Silence des champs
Des grincements me saisissent
Les cris du faisan
Comme il est difficile d'élaborer une pensée neuve à plusieurs ! Que de tensions et d'agressions verbales dans nos premiers dialogues ! Au fait, la pensée peut-elle jamais être neuve ? La pensée n'est-elle pas toujours vieille par essence ?
Il est tellement plus simple d'être dans la perception et de partager cette perception. Le problème c'est que nous ne savons pas entrer en perception et surtout, installer durablement cet état intense, passif/actif... Plus simplement, sommes nous toujours en mouvement (en phase) avec le mouvement de la vie ?
Lorsque nous marchons en forêt, sur un chemin d'odeurs orné d'ornières, la perception s'invite d'elle-même. Mais lorsque nous sommes assis en cercle pour dialoguer dans une bibliothèque, tout nous renvoie a la pensée avec ses sacs de noeuds et elle se mord très vite la queue :) J'observe que dès que nous pensons, nous ne sommes plus en contact avec l'instant présent.
Chaque matin, après le petit déjeuner, face à un hêtre géant, je donne une séance de "Qi Gong de la grue blanche", puis nous visionnons une conférence du pédagogue Jiddu Krishnamurti (1895-1986). Pose thé anglais. Ensuite dialogue autour des thèmes abordés dans la vidéo et enfin déjeuner végétarien.
L'après-midi, marche de trois heures, thé anglais, dialogue prolongeant celui de la matinée, dîner et discussions par petits groupes ( ponctuées de rires, de massages et de délires verbaux) dans le grand salon.

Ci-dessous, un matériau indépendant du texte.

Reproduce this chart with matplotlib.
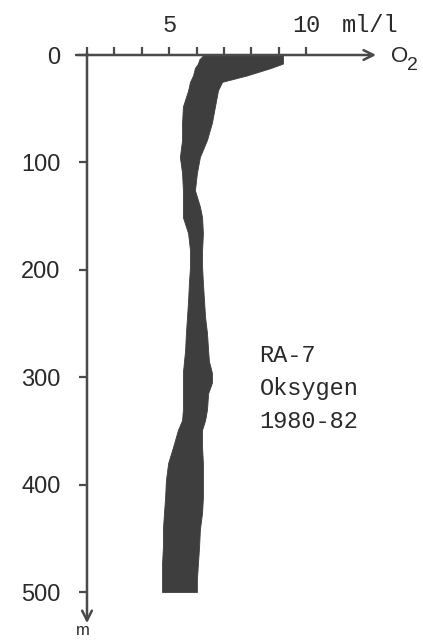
import matplotlib
matplotlib.use("Agg")
import matplotlib.pyplot as plt

# oksygen-profil RA-7, min/maks 1980-82
depth = [0, 4, 8, 12, 19, 25, 33, 48, 63, 79, 95, 110, 126, 141, 151, 166, 182, 197, 212, 228,
         244, 259, 275, 285, 296, 305, 315, 330, 340, 349, 365, 380, 396, 412, 426, 442, 458, 473, 489, 500]
o2_min = [6.25, 6.10, 6.05, 5.94, 5.87, 5.76, 5.69, 5.50, 5.47, 5.47, 5.39, 5.47, 5.50, 5.50, 5.50, 5.69, 5.76, 5.76, 5.72, 5.69,
          5.65, 5.61, 5.58, 5.54, 5.50, 5.50, 5.50, 5.50, 5.47, 5.32, 5.14, 4.96, 4.88, 4.85, 4.81, 4.77, 4.77, 4.74, 4.74, 4.74]
o2_max = [9.15, 9.15, 9.15, 8.72, 7.84, 6.93, 6.78, 6.67, 6.56, 6.38, 6.12, 6.01, 5.94, 6.12, 6.20, 6.23, 6.20, 6.20, 6.23, 6.27,
          6.31, 6.38, 6.42, 6.45, 6.56, 6.56, 6.42, 6.38, 6.31, 6.20, 6.20, 6.23, 6.23, 6.23, 6.20, 6.12, 6.09, 6.05, 6.01, 6.01]
x_ticks = list(range(2, 11))
depth_ticks = [0, 100, 200, 300, 400, 500]

MONO = ["Liberation Mono", "DejaVu Sans Mono"]
SANS = ["Liberation Sans", "DejaVu Sans"]
AX = "#4a4a4a"
BAND = "#3e3e3e"
TXT = "#2a2a2a"

W, H = 423, 642
fig = plt.figure(figsize=(W / 100, H / 100), dpi=100)
fig.patch.set_facecolor("white")
# 2 ml/l -> px 87, 27.4 px per ml/l ; 0 m -> px 55, 1.074 px per m
ax = fig.add_axes([87 / W, 1 - 635 / H, 11 * 27.4 / W, 580 / H])
ax.set_xlim(2, 13)
ax.set_ylim(540, 0)
ax.patch.set_alpha(0)
for s in ax.spines.values():
    s.set_visible(False)

ax.fill_betweenx(depth, o2_min, o2_max, color=BAND, lw=0.6, edgecolor=BAND, zorder=2)

# akser med piler
ax.annotate("", xy=(12.55, 0), xytext=(1.6, 0), annotation_clip=False,
            arrowprops=dict(arrowstyle="->,head_length=0.7,head_width=0.35", lw=1.8, color=AX,
                            shrinkA=0, shrinkB=0), zorder=3)
ax.annotate("", xy=(2, 529), xytext=(2, -2), annotation_clip=False,
            arrowprops=dict(arrowstyle="->,head_length=0.7,head_width=0.35", lw=1.8, color=AX,
                            shrinkA=0, shrinkB=0), zorder=3)

ax.xaxis.tick_top()
ax.set_xticks(x_ticks)
ax.set_xticklabels([])
ax.tick_params(axis="x", direction="out", length=6, width=1.6, color=AX)
ax.set_yticks(depth_ticks)
ax.set_yticklabels([str(d) for d in depth_ticks])
ax.tick_params(axis="y", direction="out", length=6, width=1.6, color=AX, pad=13,
               labelsize=17, labelcolor=TXT)
for lab in ax.get_yticklabels():
    lab.set_family(SANS)

# x-etiketter
ax.text(5, -21.5, "5", family=MONO, fontsize=17, ha="center", va="baseline", color=TXT)
ax.text(10, -21.5, "10", family=MONO, fontsize=17, ha="center", va="baseline", color=TXT)
ax.text(11.3, -21.5, "ml/l", family=MONO, fontsize=17, ha="left", va="baseline", color=TXT)
ax.text(13.1, 1, "O", family=SANS, fontsize=16, ha="left", va="center", color=TXT, clip_on=False)
ax.text(13.68, 10, "2", family=SANS, fontsize=14, ha="left", va="center", color=TXT, clip_on=False)
ax.text(1.85, 536, "m", family=SANS, fontsize=12, ha="center", va="center", color=TXT, clip_on=False)

# stasjonstekst
for i, line in enumerate(["RA-7", "Oksygen", "1980-82"]):
    ax.text(8.3, 286 + i * 30.7, line, family=MONO, fontsize=17, ha="left", va="baseline", color=TXT)

fig.savefig("out.png", dpi=100, facecolor="white")
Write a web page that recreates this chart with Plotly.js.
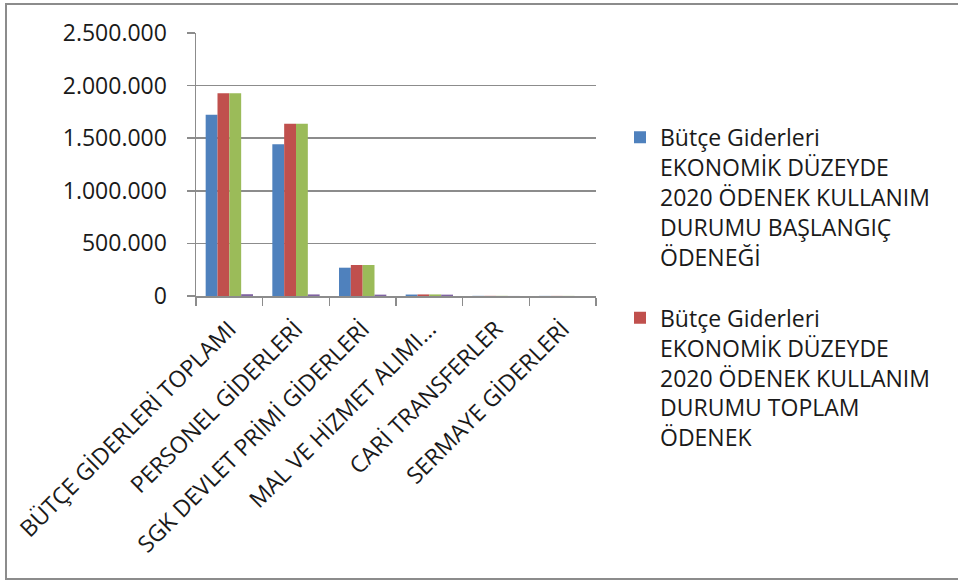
<!DOCTYPE html>
<html>
<head>
<meta charset="utf-8">
<script src="https://cdn.plot.ly/plotly-3.0.1.min.js"></script>
<style>
  html, body { margin: 0; padding: 0; background: #fff; }
  #wrap { position: relative; width: 958px; height: 580px; overflow: hidden; }
  #chart { position: absolute; left: 0; top: 0; width: 958px; height: 580px; }
  #frame { position: absolute; left: 5px; top: 3px; width: 960px; height: 573px;
           border-left: 2px solid #8c8c8c; border-top: 2px solid #8c8c8c; border-bottom: 2px solid #8c8c8c;
           pointer-events: none; }
</style>
</head>
<body>
<div id="wrap">
  <div id="chart"></div>
  <div id="frame"></div>
</div>
<script>
const categories = [
  "BÜTÇE GİDERLERİ TOPLAMI",
  "PERSONEL GİDERLERİ",
  "SGK DEVLET PRİMİ GİDERLERİ",
  "MAL VE HİZMET ALIMI...",
  "CARİ TRANSFERLER",
  "SERMAYE GİDERLERİ"
];
const seriesNames = [
  "Bütçe Giderleri<br>EKONOMİK DÜZEYDE<br>2020 ÖDENEK KULLANIM<br>DURUMU BAŞLANGIÇ<br>ÖDENEĞİ",
  "Bütçe Giderleri<br>EKONOMİK DÜZEYDE<br>2020 ÖDENEK KULLANIM<br>DURUMU TOPLAM<br>ÖDENEK",
  "Seri 3",
  "Seri 4"
];
const baslangicOdenegi = [1723000, 1442000, 269000, 14000, 1500, 1000];
const toplamOdenek     = [1927000, 1638000, 295000, 15000, 1500, 1000];
const seri3            = [1927000, 1638000, 295000, 15000, 1500, 1000];
const seri4            = [17000, 15000, 13000, 13000, 500, 300];
const seriesValues = [baslangicOdenegi, toplamOdenek, seri3, seri4];
const colors = ["#4F81BD", "#C0504D", "#9BBB59", "#8064A2"];
const inLegend = [true, true, false, false];
const yTicks = [0, 500000, 1000000, 1500000, 2000000, 2500000];

const FONT = "Open Sans, Liberation Sans, sans-serif";

const data = seriesValues.map((vals, i) => ({
  type: "bar",
  x: categories,
  y: vals,
  name: seriesNames[i],
  legendgroup: "g" + i,
  showlegend: inLegend[i],
  marker: { color: colors[i], line: { width: 0 } },
  hoverinfo: "x+y"
}));

const layout = {
  width: 958,
  height: 580,
  margin: { l: 196, r: 362, t: 33, b: 284, pad: 0 },
  paper_bgcolor: "#ffffff",
  plot_bgcolor: "#ffffff",
  separators: ",.",
  barmode: "group",
  bargap: 0.29,
  bargroupgap: 0,
  font: { family: FONT, size: 23, color: "#1a1a1a" },
  xaxis: {
    type: "category",
    showgrid: false,
    showline: true,
    linecolor: "#8c8c8c",
    linewidth: 1.5,
    ticks: "outside",
    tickson: "boundaries",
    ticklen: 8,
    tickcolor: "#8c8c8c",
    tickwidth: 1.5,
    tickangle: -45,
    ticklabelstandoff: 9,
    tickfont: { family: FONT, size: 23, color: "#1a1a1a" },
    fixedrange: true
  },
  yaxis: {
    range: [0, 2500000],
    tickvals: yTicks,
    tickformat: ",d",
    showgrid: true,
    gridcolor: "#8c8c8c",
    gridwidth: 1.5,
    zeroline: false,
    showline: true,
    linecolor: "#8c8c8c",
    linewidth: 1.5,
    ticks: "outside",
    ticklen: 8,
    tickcolor: "#8c8c8c",
    tickwidth: 1.5,
    ticklabelstandoff: 15,
    tickfont: { family: FONT, size: 23, color: "#1a1a1a" },
    fixedrange: true
  },
  legend: {
    x: 1.06,
    xanchor: "left",
    y: 0.685,
    yanchor: "top",
    valign: "top",
    maxheight: 1000,
    font: { family: FONT, size: 23, color: "#1a1a1a" },
    tracegroupgap: 28,
    bgcolor: "rgba(0,0,0,0)",
    itemsizing: "constant"
  },
  showlegend: true
};

Plotly.newPlot("chart", data, layout, { displayModeBar: false, staticPlot: true });
</script>
</body>
</html>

Une petite image (forcément reductrice) de notre groupe :
- Celle qui pense nécessaire de répondre et donner son point de vue après chaque intervention (elle se sent investie d'un devoir, d'une responsabilité, d'une connaissance), qui a peur du conflit et de l'humour.
- Celle qui sourit tout le temps, qui a peur de parler en groupe, qui n'intervient jamais mais dont on voit les lèvres bouger
- Celui qui déclare " Moi, je ne suis pas un faux humble, j'ai compris des vérités, je vous les livre, vous en faites ce que vous voulez, mais la dessus vous ne me ferez pas changer" ( il a claqué la porte hier soir et dit qu'il ne reviendrait pas !)
- Celle qui s'installe dans une abstraction complexe et cite le philosophe à chaque phrase
- La femme qui n'aime pas les métaphores et prend souvent le contre pied de la parole de l'autre, mais une forme de sagesse émane d'elle.
- L'homme au cheveux blanc qui fait bruyamment craquer ses doigts, qui parle d'une voix grave douce et apaisante, faisant de l'humour et recentrant souvent le dialogue qui s'égare.
- La grande brune assise en tailleur qui a un visage toujours soucieux, une jolie voix triste, et qui met courageusement sur la table ses problèmes et ses doutes ( les siens et ceux du groupe)
- Il y a cette femme sage aux cheveux courts qui a déjà fait un bon bout de chemin de compréhension, enveloppée dans son grand chale blanc et son hyper sensibilité, et qui n'intervient qu'a bon escient.
- Il y a la toute jeune musicienne, d'une étonnante maturité, qui intervient peu mais qui essaie de voir et de comprendre et dont les intuitions éclairent les autres.
- Enfin, il y a ma pomme qui écoute ses tensions intérieures, blague un peu, et demande parfois du temps et du silence pour comprendre tant les pensées tortueuses de certains lui vrillent la tête.